Brady’s Bunch of Lombardis holds up to scrutiny upon further review


Super Bowl LV, among other things, confirmed a couple of indisputable truths:

No. 1, Tom Brady is the greatest quarterback to have ever played the game.

And No. 2, NFL officiating remains inconsistent at best and arbitrary at worst.

Both of those absolutes were addressed this week on the DVE Morning Show by our friend and colleague Gene Steratore.

“It did feel in the Super Bowl that there were calls that technically, by the letter of the law, yeah, there’s some holding there,” Steratore maintained in the NFL season’s final weekly installment of “Zebra Talk.”

“Is that what we called all season? Is that foul big enough to throw in this game today? There’s some questionable things in that regard. They called that Super Bowl tighter than they refereed and made calls in the regular season and the postseason in some plays. It was a much tighter called ballgame than what we had been used to and for a lot of us what we would want to see in a game of that magnitude.”

The stats relative to number of penalties called in the regular season and the playoffs vs. the Flag Fest the first half of Tampa Bay’s 31-9 victory over Kansas City became back up Steratore’s critique.

The snapshot moment in that regard was the interception Brady threw in the second quarter that was nullified by a defensive holding penalty.

Such calls didn’t decide the game in the Buccaneers’ favor, but they made things a whole lot more difficult on the Chiefs, as they seemingly have historically for Brady opponents.

“We’re looking for some reason to say he isn’t the greatest quarterback of all time, right?” Steratore said. “That he gets special favors or things like that?”

We’ll have to keep looking.

As Steratore has at times throughout the season on “Zebra Talk,” he talked not just about officiating nuances but also about the playing of the game, individually and collectively.

In talking about Brady, Steratore came up with a perspective that resonates.

It took him a while to get there, and he started on the golf course.

But eventually Steratore’s comparison holds up as well if not better than any, despite all that has been said, written, opined or observed about The G.O.A.T., and all that will continue to be:

“When you really love the game of golf, you understand these tiny, little intangibles about your feet placement, the wind direction, where the ball is, all these tiny, little things that a (professional) golfer goes through before he or she hits a ball like that, so perfect every time. And it drives all of us hackers crazy because there’s too many things to digest.
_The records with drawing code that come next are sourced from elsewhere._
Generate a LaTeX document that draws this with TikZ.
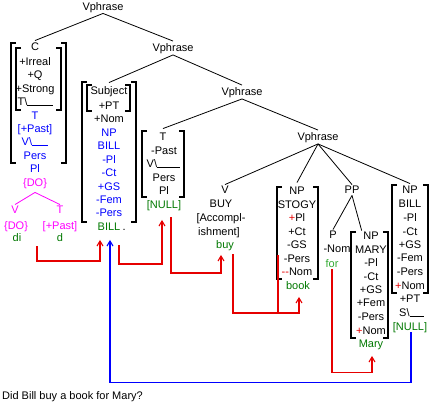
\documentclass[tikz,border=0pt]{standalone}
\usepackage{fontspec}
\setmainfont{Liberation Sans}
\usetikzlibrary{arrows.meta}
\definecolor{fblue}{RGB}{0,0,255}
\definecolor{fgreen}{RGB}{0,120,0}
\definecolor{lgreen}{RGB}{50,170,50}
\definecolor{fmag}{RGB}{255,0,255}
\definecolor{fred}{RGB}{230,0,0}
\newcommand\mylbr[3]{\draw[brk] (#1+5,#2) -- (#1,#2) -- (#1,#3) -- (#1+5,#3);}
\newcommand\myrbr[3]{\draw[brk] (#1-5,#2) -- (#1,#2) -- (#1,#3) -- (#1-5,#3);}
\begin{document}
\begin{tikzpicture}[x=1pt,y=-1pt,
  txt/.style={inner sep=1.5pt,text height=7.5pt,text depth=0pt,font=\fontsize{11}{12}\selectfont},
  vp/.style={txt,inner sep=3pt},
  tree/.style={line width=0.8pt},
  mtree/.style={line width=0.8pt,draw=fmag},
  brk/.style={line width=1.1pt},
  redln/.style={draw=fred,line width=1.1pt},
  redarr/.style={redln,-{Straight Barb[length=5pt,width=6pt]}},
  bluearr/.style={draw=fblue,line width=1.1pt,-{Straight Barb[length=5pt,width=6pt]}}]
\useasboundingbox (0,0) rectangle (430,406);
% Vphrase nodes
\node[vp] (vp1) at (103,6.5) {Vphrase};
\node[vp] (vp2) at (173,48) {Vphrase};
\node[vp] (vp3) at (242,92) {Vphrase};
\node[vp] (vp4) at (318,137) {Vphrase};
% column 1
\node[txt] (c1) at (35,47) {C};
\node[txt] at (35,62) {+Irreal};
\node[txt] at (35,75) {+Q};
\node[txt] at (35,89) {+Strong};
\node[txt,anchor=west] at (16,102) {T\textbackslash\rule{26pt}{0.8pt}};
\node[txt,text=fblue] at (35,116) {T};
\node[txt,text=fblue] at (35,129) {[+Past]};
\node[txt,text=fblue,anchor=west] at (20,142) {V\textbackslash\rule{16pt}{0.8pt}};
\node[txt,text=fblue] at (35,156) {Pers};
\node[txt,text=fblue] at (35,169) {Pl};
\node[txt,text=fmag] (dom) at (35,183) {\{DO\}};
\node[txt,text=fmag] (vm) at (15,210) {V};
\node[txt,text=fmag] (tm) at (60,210) {T};
\node[txt,text=fmag] at (16,226) {\{DO\}};
\node[txt,text=fmag] at (60,226) {[+Past]};
\node[txt,text=fgreen] (di) at (17,238) {di};
\node[txt,text=fgreen] (dd) at (60,238) {d};
\mylbr{11}{43}{163} \myrbr{66}{43}{163}
\mylbr{16}{48}{110} \myrbr{61}{48}{110}
% column 2
\node[txt] (subj) at (109,91) {Subject};
\node[txt] at (109,105.5) {+PT};
\node[txt] at (109,119) {+Nom};
\node[txt,text=fblue] at (109,133) {NP};
\node[txt,text=fblue] at (109,146) {BILL};
\node[txt,text=fblue] at (109,160) {-Pl};
\node[txt,text=fblue] at (109,173) {-Ct};
\node[txt,text=fblue] at (109,187) {+GS};
\node[txt,text=fblue] at (109,200) {-Fem};
\node[txt,text=fblue] at (109,213) {-Pers};
\node[txt,text=fgreen] (billg) at (109,227) {BILL};
\node[txt,anchor=west,inner sep=0.5pt] (dot) at (billg.east) {.};
\mylbr{82}{82}{222} \myrbr{136}{82}{222}
\mylbr{87}{85}{111} \myrbr{130}{85}{111}
% column 3
\node[txt] (t3) at (163,137) {T};
\node[txt] at (164,151) {-Past};
\node[txt,anchor=west] at (145,164) {V\textbackslash\rule{23pt}{0.8pt}};
\node[txt] at (164,178) {Pers};
\node[txt] at (164,191) {Pl};
\node[txt,text=fgreen] (null3) at (164,205) {[NULL]};
\mylbr{142}{131}{197} \myrbr{184}{131}{197}
% column 4
\node[txt] (v4) at (225,190) {V};
\node[txt] at (221,204) {BUY};
\node[txt] at (221,218) {[Accompl-};
\node[txt] at (219,232) {ishment]};
\node[txt,text=fgreen] (buyg) at (225,245) {buy};
% STOGY
\node[txt] (np5) at (297,191) {NP};
\node[txt] at (297,205) {STOGY};
\node[txt] at (297,218) {{\color{fred}+}Pl};
\node[txt] at (297,232) {+Ct};
\node[txt] at (297,245) {-GS};
\node[txt] at (297,259) {-Pers};
\node[txt] at (297,272) {{\color{fred}-{}-}Nom};
\node[txt,text=fgreen] (bookg) at (298,286) {book};
\mylbr{277}{187}{279} \myrbr{318}{187}{279}
% PP
\node[txt] (pp) at (352,190) {PP};
\node[txt] (p) at (333,235) {P};
\node[txt] at (337,249) {-Nom};
\node[txt,text=lgreen] (for) at (332,264) {for};
% MARY
\node[txt] (npm) at (371,236) {NP};
\node[txt] at (371,249.5) {MARY};
\node[txt] at (371,263) {-Pl};
\node[txt] at (371,277) {-Ct};
\node[txt] at (371,290) {+GS};
\node[txt] at (371,303) {+Fem};
\node[txt] at (371,317) {-Pers};
\node[txt] at (371,331) {{\color{fred}+}Nom};
\node[txt,text=fgreen] (maryg) at (371,344) {Mary};
\mylbr{351}{232}{338} \myrbr{388}{232}{338}
% BILL
\node[txt] (npb) at (410,190) {NP};
\node[txt] at (410,204) {BILL};
\node[txt] at (410,218) {-Pl};
\node[txt] at (410,232) {-Ct};
\node[txt] at (410,245) {+GS};
\node[txt] at (410,258) {-Fem};
\node[txt] at (410,272) {-Pers};
\node[txt] at (410,286) {{\color{fred}+}Nom};
\node[txt] at (410,299) {+PT};
\node[txt,anchor=west] at (397.5,313) {S\textbackslash\rule{14pt}{0.8pt}};
\node[txt,text=fgreen] (nullb) at (410,327) {[NULL]};
\mylbr{392}{185}{293} \myrbr{428}{185}{293}
% tree lines
\draw[tree] (vp1.south) -- ([yshift=1pt]c1.north);
\draw[tree] (vp1.south) -- (vp2.north);
\draw[tree] (vp2.south) -- ([yshift=3pt]subj.north);
\draw[tree] (vp2.south) -- (vp3.north);
\draw[tree] (vp3.south) -- ([yshift=3pt]t3.north);
\draw[tree] (vp3.south) -- (vp4.north);
\draw[tree] (vp4.south) -- (v4.north);
\draw[tree] (vp4.south) -- ([yshift=3pt]np5.north);
\draw[tree] (vp4.south) -- (pp.north);
\draw[tree] (vp4.south) -- ([yshift=1pt]npb.north);
\draw[tree] (pp.south) -- (p.north);
\draw[tree] (pp.south) -- (npm.north west);
\draw[mtree] ([yshift=-4pt]dom.south) -- (vm.north);
\draw[mtree] ([yshift=-4pt]dom.south) -- (tm.north);
% arrows
\coordinate (r1s) at (37,246);
\coordinate (r2s) at (119,245);
\coordinate (r3s) at (171,217);
\coordinate (r4s) at (233,254);
\coordinate (r4b) at (278,255);
\coordinate (r4e) at (278,313);
\draw[redarr] (r1s) -- ++(0,15) -| ([xshift=-9pt,yshift=-7.5pt]billg.south);
\draw[bluearr] ([xshift=1pt]nullb.south) -- ++(0,50) -| ([xshift=1pt,yshift=-7.5pt]billg.south);
\draw[redarr] (r2s) -- ++(0,19) -| ([xshift=-2pt,yshift=-9.5pt]null3.south);
\draw[redarr] (r3s) -- ++(0,56) -| ([xshift=-4pt,yshift=-4.5pt]buyg.south);
\draw[redarr] (r4s) -- ++(0,59) -| ([xshift=1pt,yshift=-5.5pt]bookg.south);
\draw[redln] (r4b) -- (r4e);
\draw[redarr] (for.south) -- ++(0,103) -| ([xshift=1pt,yshift=-6.5pt]maryg.south);
% caption
\node[txt,anchor=west] (q) at (0.5,396) {Did Bill buy a book for Mary?};
\end{tikzpicture}
\end{document}
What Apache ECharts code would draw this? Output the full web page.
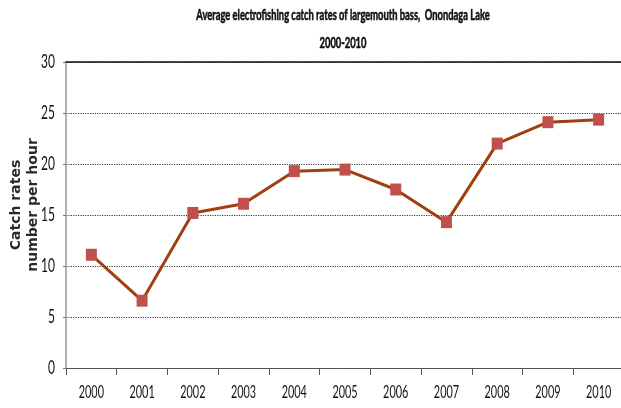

“Tom Brady is not the most athletic individual in the NFL, by far, right? He doesn’t win games on his pure athleticism. But his ability to put that golfing meticulous and technical emphasis on every little thing that he does as he gets in and prepares and is so calm in that moment and these things are all happening.

“I equate it to him being the most precise golfer in the world, being in a pocket surrounded by sheer madness and people trying to tear your head off and he remains that precise, with that same motion, every, single time, over and over. And that just makes him what he is.

“I think golf would be great if you had guys lining up over the ball like that and then put about 2,000 pounds of humanity within arm’s length of them and said, ‘Hit that wedge, here we come.’ To me, that’s what it is.

“He has mixed both of those unbelievable abilities in this game. Everyone talks about size and speed and all these big, huge athletic things. And then you see this occur in the midst of that, and it just keeps happening over and over and over.

“As we’ve all seen, that’s why he’s got seven (Vince Lombardi trophies). I think there’s a reason for that and that’s why he is who he is and we have to be straight up about it.”

See you for March Madness, Gene.

And again next season, when Brady begins his quest for No. 8 (fore times two, for those who haven’t already done the math).